Tonight, I’m making spring rolls for dinner. I enjoy making spring rolls, perhaps more than actually eating them, given I don’t have any top teeth – but that’s another story. What I enjoy about making spring rolls is that they can be different every time. The only constants are: the spring roll pastry and the oil to fry them. The last time I made spring rolls, I used chicken mince, capsicums and peas; this time I might try pork mince, mushrooms and bean sprouts. Regardless of what ingredients or elements are used, the end result is still a spring roll. In many ways, film genres are like spring rolls. Let’s leave the kitchen now and go to the cinema. Indeed, let’s go to a multi-plex. There are six films screening: Total Recall (1990), Blade Runner (1982), Back to the Future III (1990), Mad Max (1979), Aliens (1986), and Destination Moon (1950).

Total Recall Blade Runner Back to the Future III
Mad Max Aliens Destination Moon

At first glance, one might think this particular multi-plex caters only to fans of science fiction, but each of these films, which are generally considered texts of that genre, can also wear at least one other hat. As David Seed (Kincaid 2003) argues, “science fiction, rather than being one genre, is actually a series of sub-genres that have come together”. Cunningham and Miller (1994, p. 9) state that genres are formed by “collocating similar kinds of texts that share certain characteristics”. Altman (1999, p. 219) refers to these “common traits” as “building blocks”, iconic or semantic elements. But Altman (1999, p. 221) claims that to accurately posit any text into a genre, a dual approach, a “semantic/syntactic approach” is required. The semantic approach is a consideration of the actual elements or signs within a text – the mince, the mushrooms, the bean sprouts. A syntactic approach considers how these ingredients are arranged – the narrative system or overall theme – or the spring roll pastry.
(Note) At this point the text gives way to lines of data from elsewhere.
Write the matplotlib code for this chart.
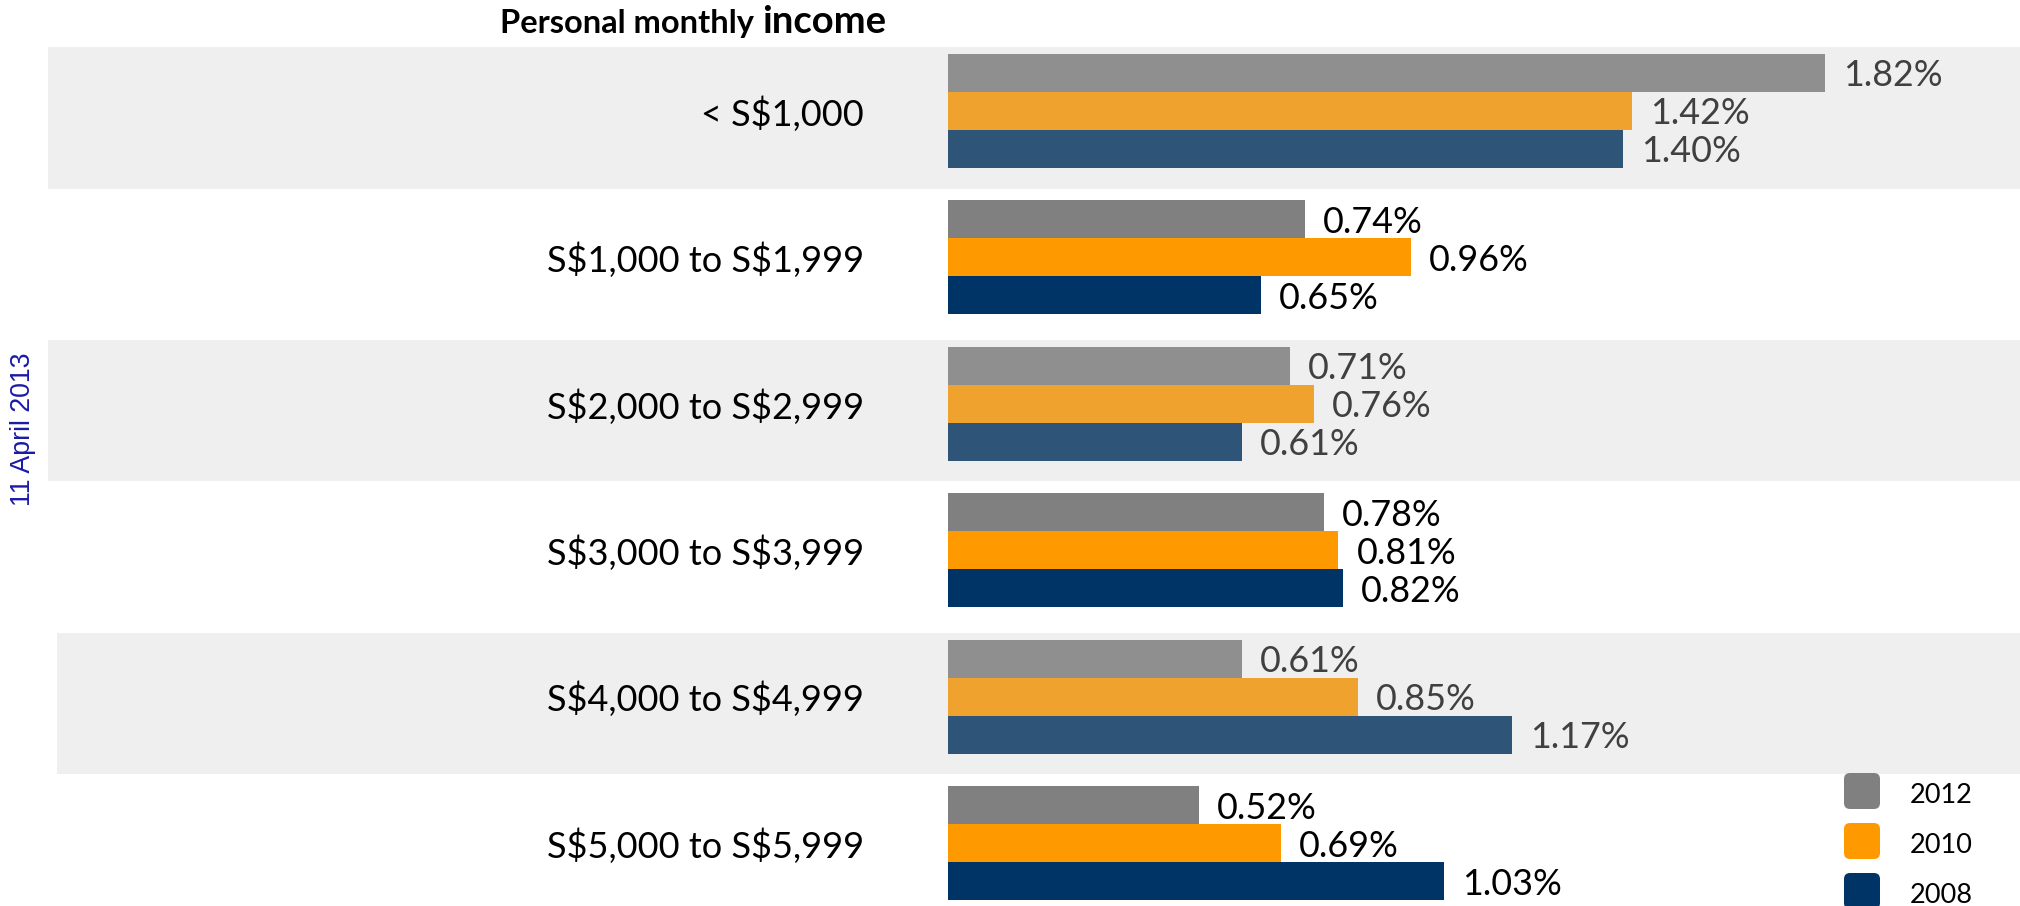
import matplotlib
matplotlib.use("Agg")
import matplotlib.pyplot as plt
from matplotlib.patches import FancyBboxPatch
import numpy as np

plt.rcParams["text.parse_math"] = False

# ---------------- data ----------------
categories = ["< S$1,000", "S$1,000 to S$1,999", "S$2,000 to S$2,999",
              "S$3,000 to S$3,999", "S$4,000 to S$4,999", "S$5,000 to S$5,999"]
years = ["2012", "2010", "2008"]
v2012 = [1.82, 0.74, 0.71, 0.78, 0.61, 0.52]
v2010 = [1.42, 0.96, 0.76, 0.81, 0.85, 0.69]
v2008 = [1.40, 0.65, 0.61, 0.82, 1.17, 1.03]
title_a = "Personal monthly"
title_b = "income"
side_note = "11 April 2013"

# ---------------- style ----------------
W, H, DPI = 2020, 906, 100
X0_PX = 948.0          # pixel where value 0 sits
PX_PER_UNIT = 482.0    # pixels per 1 %
ROW0_PX = 111.0        # centre of first group (from top)
ROW_PX = 146.4         # spacing between groups
BAR_PX = 38.0
highlight_rows = [0, 2, 4]
band_x0_px = [48, 48, 57]
band_top, band_bot = -64 / ROW_PX, 77.5 / ROW_PX
band_color = "#efefef"
cols_norm = ["#808080", "#ff9900", "#003366"]
cols_high = ["#8f8f8f", "#f0a22e", "#2e5478"]
txt_norm = "#000000"
txt_high = "#404040"
FONT = ["Lato", "DejaVu Sans"]

fig = plt.figure(figsize=(W / DPI, H / DPI), dpi=DPI)
ax = fig.add_axes([0, 0, 1, 1])
ax.set_xlim(-X0_PX / PX_PER_UNIT, (W - X0_PX) / PX_PER_UNIT)
ax.set_ylim((H - ROW0_PX) / ROW_PX, -ROW0_PX / ROW_PX)
ax.axis("off")

bh = BAR_PX / ROW_PX
y = np.arange(len(categories))
series = [v2012, v2010, v2008]

# background bands
for k, r in enumerate(highlight_rows):
    ax.axhspan(r + band_top, r + band_bot, xmin=band_x0_px[k] / W, xmax=1,
               color=band_color, lw=0, zorder=0)

for j, vals in enumerate(series):
    offs = (j - 1) * bh
    for i, v in enumerate(vals):
        hl = i in highlight_rows
        c = cols_high[j] if hl else cols_norm[j]
        ax.barh(y[i] + offs, v, height=bh, color=c, lw=0, zorder=2)
        ax.text(v + 18 / PX_PER_UNIT, y[i] + offs, f"{v:.2f}%",
                ha="left", va="center_baseline", fontsize=25.8, family=FONT,
                color=txt_high if hl else txt_norm, zorder=3)

# category labels
for i, cat in enumerate(categories):
    ax.text((864 - X0_PX) / PX_PER_UNIT, y[i], cat, ha="right",
            va="center_baseline", fontsize=26, family=FONT, color="#000000")

# title
t1 = fig.text(500 / W, 1 - 33 / H, title_a, ha="left", va="baseline",
              fontsize=23.5, fontweight="bold", family=FONT)
fig.canvas.draw()
bb = t1.get_window_extent()
fig.text((bb.x1 + 8) / W, 1 - 33 / H, title_b, ha="left", va="baseline",
         fontsize=27.5, fontweight="bold", family=FONT)

# side note
fig.text(23 / W, 1 - 429 / H, side_note, rotation=90, ha="center", va="center",
         fontsize=19.3, family=["Liberation Sans", "DejaVu Sans"], color="#1a1aa6")

# legend (manual, rounded squares)
for j, yr in enumerate(years):
    cy = 791 + 50 * j
    sq = FancyBboxPatch((1844 / W, 1 - (cy + 18) / H), 36 / W, 36 / H,
                        boxstyle="round,pad=0,rounding_size=0.003",
                        transform=fig.transFigure, facecolor=cols_norm[j],
                        edgecolor="none", mutation_aspect=W / H)
    fig.add_artist(sq)
    fig.text(1910 / W, 1 - (cy + 2) / H, yr, ha="left", va="center_baseline",
             fontsize=19.5, family=FONT, color="#000000")

fig.savefig("out.png", dpi=DPI)
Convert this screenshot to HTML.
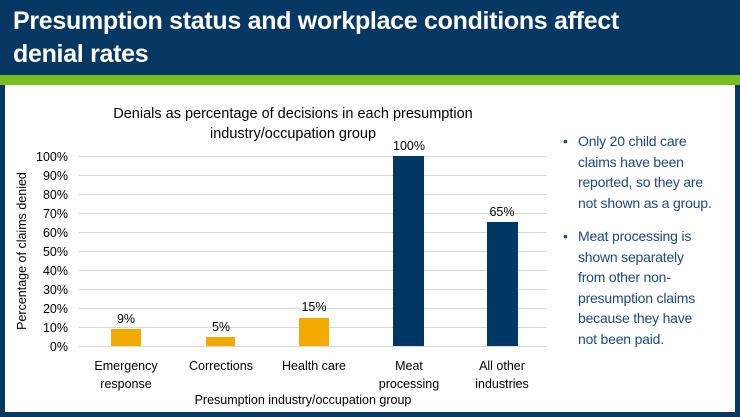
<!DOCTYPE html>
<html><head><style>
body{margin:0;width:740px;height:417px;background:#073763;position:relative;overflow:hidden;font-family:"Liberation Sans",sans-serif}
.h{position:absolute;left:13px;top:5px;color:#fff;font-weight:bold;font-size:25px;line-height:33px;letter-spacing:-0.3px}
.g{position:absolute;left:0;top:75px;width:740px;height:10px;background:#78be20}
.p{position:absolute;left:5px;top:85px;width:730px;height:327px;background:#fff}
.b{position:absolute;left:563px;font-size:14px;color:#1f497d;line-height:20.5px;width:175px;white-space:nowrap;letter-spacing:-0.2px}
.b span{position:absolute;left:0}
.b div{margin-left:15px}
</style></head><body>
<div class="h">Presumption status and workplace conditions affect<br>denial rates</div>
<div class="g"></div>
<div class="p"></div>
<svg style="position:absolute;left:0;top:0" width="740" height="417" font-family="Liberation Sans, sans-serif" font-size="12.5">
<g stroke="#d9d9d9" stroke-width="1">
<line x1="79" x2="547" y1="156.5" y2="156.5"/><line x1="79" x2="547" y1="175.5" y2="175.5"/><line x1="79" x2="547" y1="194.5" y2="194.5"/><line x1="79" x2="547" y1="213.5" y2="213.5"/><line x1="79" x2="547" y1="232.5" y2="232.5"/><line x1="79" x2="547" y1="251.5" y2="251.5"/><line x1="79" x2="547" y1="270.5" y2="270.5"/><line x1="79" x2="547" y1="289.5" y2="289.5"/><line x1="79" x2="547" y1="308.5" y2="308.5"/><line x1="79" x2="547" y1="327.5" y2="327.5"/><line x1="79" x2="547" y1="346.5" y2="346.5"/>
</g>
<g text-anchor="end" fill="#000">
<text x="68" y="161">100%</text><text x="68" y="180">90%</text><text x="68" y="199">80%</text><text x="68" y="218">70%</text><text x="68" y="237">60%</text><text x="68" y="256">50%</text><text x="68" y="275">40%</text><text x="68" y="294">30%</text><text x="68" y="313">20%</text><text x="68" y="332">10%</text><text x="68" y="351">0%</text>
</g>
<rect x="111" y="329" width="30" height="17" fill="#f2a900"/>
<rect x="206" y="337" width="29" height="9" fill="#f2a900"/>
<rect x="299" y="318" width="30" height="28" fill="#f2a900"/>
<rect x="393" y="156" width="31" height="190" fill="#003865"/>
<rect x="487" y="222" width="31" height="124" fill="#003865"/>
<g text-anchor="middle" fill="#000">
<text x="126" y="323">9%</text><text x="221" y="331">5%</text><text x="314" y="311">15%</text><text x="409" y="150">100%</text><text x="502" y="216">65%</text>
<text x="126" y="370">Emergency</text><text x="126" y="388">response</text>
<text x="221" y="370">Corrections</text>
<text x="314" y="370">Health care</text>
<text x="409" y="370">Meat</text><text x="409" y="388">processing</text>
<text x="502" y="370">All other</text><text x="502" y="388">industries</text>
<text x="303" y="404">Presumption industry/occupation group</text>
<text x="293" y="118" font-size="14.5">Denials as percentage of decisions in each presumption</text>
<text x="293" y="138" font-size="14.5">industry/occupation group</text>
<text transform="translate(26,251) rotate(-90)">Percentage of claims denied</text>
</g>
</svg>
<div class="b" style="top:131px"><span>•</span><div>Only 20 child care<br>claims have been<br>reported, so they are<br>not shown as a group.</div></div>
<div class="b" style="top:226px"><span>•</span><div>Meat processing is<br>shown separately<br>from other non-<br>presumption claims<br>because they have<br>not been paid.</div></div>
</body></html>
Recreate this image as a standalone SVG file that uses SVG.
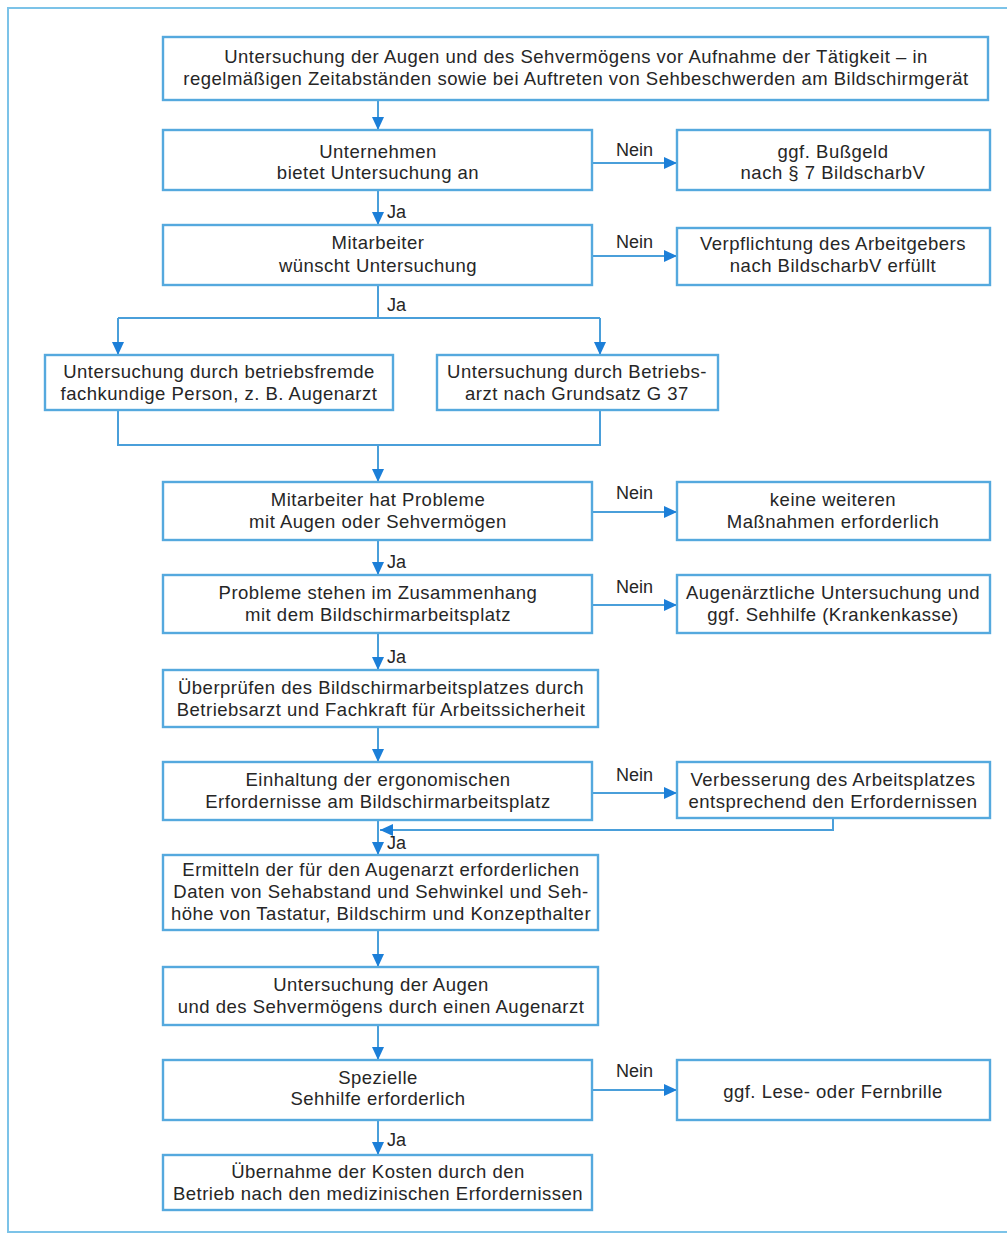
<svg xmlns="http://www.w3.org/2000/svg" width="1007" height="1239" viewBox="0 0 1007 1239">
<style>
.frame{fill:none;stroke:#7cc3e8;stroke-width:2}
.box{fill:#fff;stroke:#55a9de;stroke-width:2.4}
.t{font-family:"Liberation Sans",Arial,sans-serif;font-size:18.5px;letter-spacing:0.5px;fill:#262626;text-anchor:middle}
.lab{font-family:"Liberation Sans",Arial,sans-serif;font-size:18px;fill:#262626}
.c{fill:none;stroke:#4a9fda;stroke-width:2}
.ca{fill:none;stroke:#4a9fda;stroke-width:2;marker-end:url(#ah)}
</style>
<defs>
<marker id="ah" markerUnits="userSpaceOnUse" markerWidth="14" markerHeight="14" refX="13" refY="6" orient="auto">
<path d="M0,0 L13,6 L0,12 z" fill="#1c7fd8"/>
</marker>
</defs>
<rect width="1007" height="1239" fill="#fff"/>
<rect class="frame" x="8" y="8" width="1010" height="1224"/>

<g id="connectors">
<path class="ca" d="M378,100 V130"/>
<path class="ca" d="M378,190 V225"/>
<path class="ca" d="M592,163 H677"/>
<path class="ca" d="M592,256 H677"/>
<path class="c" d="M378,285 V318 M118,318 H600"/>
<path class="ca" d="M118,318 V355"/>
<path class="ca" d="M600,318 V355"/>
<path class="c" d="M118,410 V445 H600 V410"/>
<path class="ca" d="M378,445 V482"/>
<path class="ca" d="M592,512 H677"/>
<path class="ca" d="M378,540 V575"/>
<path class="ca" d="M592,605 H677"/>
<path class="ca" d="M378,633 V670"/>
<path class="ca" d="M378,727 V762"/>
<path class="ca" d="M592,793 H677"/>
<path class="ca" d="M833,818 V830 H380"/>
<path class="ca" d="M378,820 V855"/>
<path class="ca" d="M378,930 V967"/>
<path class="ca" d="M378,1025 V1060"/>
<path class="ca" d="M592,1090 H677"/>
<path class="ca" d="M378,1120 V1155"/>
<text class="lab" x="616" y="156">Nein</text>
<text class="lab" x="616" y="248">Nein</text>
<text class="lab" x="616" y="499">Nein</text>
<text class="lab" x="616" y="593">Nein</text>
<text class="lab" x="616" y="781">Nein</text>
<text class="lab" x="616" y="1077">Nein</text>
<text class="lab" x="387" y="218">Ja</text>
<text class="lab" x="387" y="311">Ja</text>
<text class="lab" x="387" y="568">Ja</text>
<text class="lab" x="387" y="663">Ja</text>
<text class="lab" x="387" y="849">Ja</text>
<text class="lab" x="387" y="1146">Ja</text>
</g>

<g id="n1"><rect class="box" x="163" y="37" width="825" height="63"/>
<text class="t" x="576" y="63">Untersuchung der Augen und des Sehvermögens vor Aufnahme der Tätigkeit – in</text>
<text class="t" x="576" y="85">regelmäßigen Zeitabständen sowie bei Auftreten von Sehbeschwerden am Bildschirmgerät</text></g>

<g id="n2"><rect class="box" x="163" y="130" width="429" height="60"/>
<text class="t" x="378" y="158">Unternehmen</text><text class="t" x="378" y="179">bietet Untersuchung an</text></g>

<g id="n3"><rect class="box" x="677" y="130" width="313" height="60"/>
<text class="t" x="833" y="158">ggf. Bußgeld</text><text class="t" x="833" y="179">nach § 7 BildscharbV</text></g>

<g id="n4"><rect class="box" x="163" y="225" width="429" height="60"/>
<text class="t" x="378" y="249">Mitarbeiter</text><text class="t" x="378" y="272">wünscht Untersuchung</text></g>

<g id="n5"><rect class="box" x="677" y="228" width="313" height="57"/>
<text class="t" x="833" y="250">Verpflichtung des Arbeitgebers</text><text class="t" x="833" y="272">nach BildscharbV erfüllt</text></g>

<g id="n6"><rect class="box" x="45" y="355" width="348" height="55"/>
<text class="t" x="219" y="378">Untersuchung durch betriebsfremde</text><text class="t" x="219" y="400">fachkundige Person, z. B. Augenarzt</text></g>

<g id="n7"><rect class="box" x="437" y="355" width="281" height="55"/>
<text class="t" x="577" y="378">Untersuchung durch Betriebs-</text><text class="t" x="577" y="400">arzt nach Grundsatz G 37</text></g>

<g id="n8"><rect class="box" x="163" y="482" width="429" height="58"/>
<text class="t" x="378" y="506">Mitarbeiter hat Probleme</text><text class="t" x="378" y="528">mit Augen oder Sehvermögen</text></g>

<g id="n9"><rect class="box" x="677" y="482" width="313" height="58"/>
<text class="t" x="833" y="506">keine weiteren</text><text class="t" x="833" y="528">Maßnahmen erforderlich</text></g>

<g id="n10"><rect class="box" x="163" y="575" width="429" height="58"/>
<text class="t" x="378" y="599">Probleme stehen im Zusammenhang</text><text class="t" x="378" y="621">mit dem Bildschirmarbeitsplatz</text></g>

<g id="n11"><rect class="box" x="677" y="575" width="313" height="58"/>
<text class="t" x="833" y="599">Augenärztliche Untersuchung und</text><text class="t" x="833" y="621">ggf. Sehhilfe (Krankenkasse)</text></g>

<g id="n12"><rect class="box" x="163" y="670" width="435" height="57"/>
<text class="t" x="381" y="694">Überprüfen des Bildschirmarbeitsplatzes durch</text><text class="t" x="381" y="716">Betriebsarzt und Fachkraft für Arbeitssicherheit</text></g>

<g id="n13"><rect class="box" x="163" y="762" width="429" height="58"/>
<text class="t" x="378" y="786">Einhaltung der ergonomischen</text><text class="t" x="378" y="808">Erfordernisse am Bildschirmarbeitsplatz</text></g>

<g id="n14"><rect class="box" x="677" y="762" width="313" height="56"/>
<text class="t" x="833" y="786">Verbesserung des Arbeitsplatzes</text><text class="t" x="833" y="808">entsprechend den Erfordernissen</text></g>

<g id="n15"><rect class="box" x="163" y="855" width="435" height="75"/>
<text class="t" x="381" y="876">Ermitteln der für den Augenarzt erforderlichen</text><text class="t" x="381" y="898">Daten von Sehabstand und Sehwinkel und Seh-</text><text class="t" x="381" y="920">höhe von Tastatur, Bildschirm und Konzepthalter</text></g>

<g id="n16"><rect class="box" x="163" y="967" width="435" height="58"/>
<text class="t" x="381" y="991">Untersuchung der Augen</text><text class="t" x="381" y="1013">und des Sehvermögens durch einen Augenarzt</text></g>

<g id="n17"><rect class="box" x="163" y="1060" width="429" height="60"/>
<text class="t" x="378" y="1084">Spezielle</text><text class="t" x="378" y="1105">Sehhilfe erforderlich</text></g>

<g id="n18"><rect class="box" x="677" y="1060" width="313" height="60"/>
<text class="t" x="833" y="1098">ggf. Lese- oder Fernbrille</text></g>

<g id="n19"><rect class="box" x="163" y="1155" width="429" height="55"/>
<text class="t" x="378" y="1178">Übernahme der Kosten durch den</text><text class="t" x="378" y="1200">Betrieb nach den medizinischen Erfordernissen</text></g>
</svg>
If we consider the films on show at our multi-plex – both Total Recall and Back to the Future III contain semantic elements, icons, of the Western. Back to the Future III is, for the most part, set in the American West of 1885, with Indians, the Cavalry, tombstones, buggies, a stage coach, the swinging saloon doors, ‘bad guys’ wearing black – even ‘Clint Eastwood’, the identity adopted by Marty (Michael J. Fox), the key protagonist. But the primary premise of this text is time travel, certainly a concept not realised to this day, but perhaps a possibility in the future. Throughout the film, there are several references to the writings of Jules Verne, the theories of Einstein and Copernicus, science, physics, and the concepts of Time and the Future. These are the syntactic threads that braid the Western iconography into a text that sits quite well in the genre of science fiction. Similarly, Total Recall contains icons of the American West – the frontier-style town of the mutants, complete with the swinging saloon doors and the flowing dresses of the ‘ladies upstairs’, yet these semantic elements appear on the planet Mars. The audience has been taken there with Douglas Quaid (Arnold Schwarzenegger), who is on a ‘virtual’ holiday for which he has assumed the role of a secret agent – or has he? Elements of psycho-drama, espionage, conspiracy and action are all included in this text, but can we still call it science fiction? The technology, the mere concept of an induced reality, the space travel to a Martian landscape – these form the syntax that answers that question. These same semantic/syntactic analyses can be applied to all texts of popular culture.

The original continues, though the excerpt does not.